YOUR GOAL:
Look through the material below for "code". Copy every line that contains it.
## START
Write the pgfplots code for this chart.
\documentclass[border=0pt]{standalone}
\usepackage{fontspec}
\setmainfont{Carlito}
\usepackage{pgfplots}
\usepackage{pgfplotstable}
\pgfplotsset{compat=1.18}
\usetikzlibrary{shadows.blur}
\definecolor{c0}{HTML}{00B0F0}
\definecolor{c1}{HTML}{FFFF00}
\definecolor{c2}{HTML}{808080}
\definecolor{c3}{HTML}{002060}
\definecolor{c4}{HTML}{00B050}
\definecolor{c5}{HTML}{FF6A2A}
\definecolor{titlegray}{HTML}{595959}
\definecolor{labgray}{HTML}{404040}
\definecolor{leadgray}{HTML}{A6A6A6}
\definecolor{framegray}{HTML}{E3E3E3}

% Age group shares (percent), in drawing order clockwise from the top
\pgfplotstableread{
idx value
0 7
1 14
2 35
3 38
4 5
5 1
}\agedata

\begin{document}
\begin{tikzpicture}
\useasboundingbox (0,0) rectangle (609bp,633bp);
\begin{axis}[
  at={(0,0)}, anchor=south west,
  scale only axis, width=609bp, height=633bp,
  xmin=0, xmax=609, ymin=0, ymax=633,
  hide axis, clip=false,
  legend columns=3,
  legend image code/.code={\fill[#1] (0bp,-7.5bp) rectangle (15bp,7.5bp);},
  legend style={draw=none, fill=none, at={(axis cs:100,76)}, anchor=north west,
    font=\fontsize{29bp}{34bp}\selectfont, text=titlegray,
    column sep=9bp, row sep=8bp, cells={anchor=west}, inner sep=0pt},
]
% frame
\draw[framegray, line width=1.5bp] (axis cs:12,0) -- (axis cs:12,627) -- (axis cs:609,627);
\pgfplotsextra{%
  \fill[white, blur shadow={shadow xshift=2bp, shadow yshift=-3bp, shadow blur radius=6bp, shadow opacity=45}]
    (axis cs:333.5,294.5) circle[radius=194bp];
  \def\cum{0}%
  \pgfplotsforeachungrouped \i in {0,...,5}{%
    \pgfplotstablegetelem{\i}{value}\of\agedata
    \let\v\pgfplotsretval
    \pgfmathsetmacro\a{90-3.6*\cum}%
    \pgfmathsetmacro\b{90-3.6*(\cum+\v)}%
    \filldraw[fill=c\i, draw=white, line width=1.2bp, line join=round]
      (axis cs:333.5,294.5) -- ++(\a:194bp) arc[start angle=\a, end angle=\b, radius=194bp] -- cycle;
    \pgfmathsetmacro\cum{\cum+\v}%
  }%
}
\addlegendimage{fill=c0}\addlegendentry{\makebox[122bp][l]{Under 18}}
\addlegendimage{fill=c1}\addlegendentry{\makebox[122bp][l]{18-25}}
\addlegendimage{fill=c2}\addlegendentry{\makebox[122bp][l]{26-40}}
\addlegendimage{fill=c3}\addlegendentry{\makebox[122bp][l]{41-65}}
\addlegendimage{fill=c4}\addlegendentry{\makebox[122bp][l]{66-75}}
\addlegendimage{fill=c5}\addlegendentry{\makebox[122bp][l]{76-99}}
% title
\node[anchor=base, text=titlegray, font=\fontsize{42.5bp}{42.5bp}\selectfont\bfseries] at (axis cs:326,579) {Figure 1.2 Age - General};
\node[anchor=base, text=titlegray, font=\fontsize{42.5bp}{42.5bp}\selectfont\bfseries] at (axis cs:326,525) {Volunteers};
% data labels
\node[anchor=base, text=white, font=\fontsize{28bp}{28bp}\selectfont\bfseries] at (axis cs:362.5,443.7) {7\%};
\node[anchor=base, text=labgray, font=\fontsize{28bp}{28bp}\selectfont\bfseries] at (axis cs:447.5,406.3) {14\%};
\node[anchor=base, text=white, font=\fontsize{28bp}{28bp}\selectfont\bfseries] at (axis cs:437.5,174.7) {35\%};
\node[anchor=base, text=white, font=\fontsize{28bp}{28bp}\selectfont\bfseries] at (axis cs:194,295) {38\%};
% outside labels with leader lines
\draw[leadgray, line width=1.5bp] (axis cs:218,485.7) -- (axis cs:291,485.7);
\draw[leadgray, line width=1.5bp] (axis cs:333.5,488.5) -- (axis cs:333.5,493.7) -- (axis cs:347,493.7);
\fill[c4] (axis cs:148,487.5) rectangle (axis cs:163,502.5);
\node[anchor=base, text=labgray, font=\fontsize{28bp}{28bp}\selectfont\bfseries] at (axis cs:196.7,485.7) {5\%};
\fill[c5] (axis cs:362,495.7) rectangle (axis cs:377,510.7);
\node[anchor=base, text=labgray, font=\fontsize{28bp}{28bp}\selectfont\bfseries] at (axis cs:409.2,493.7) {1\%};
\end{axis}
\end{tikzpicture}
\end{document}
## END
THE REPLY:
Write the pgfplots code for this chart.
  legend image code/.code={\fill[#1] (0bp,-7.5bp) rectangle (15bp,7.5bp);},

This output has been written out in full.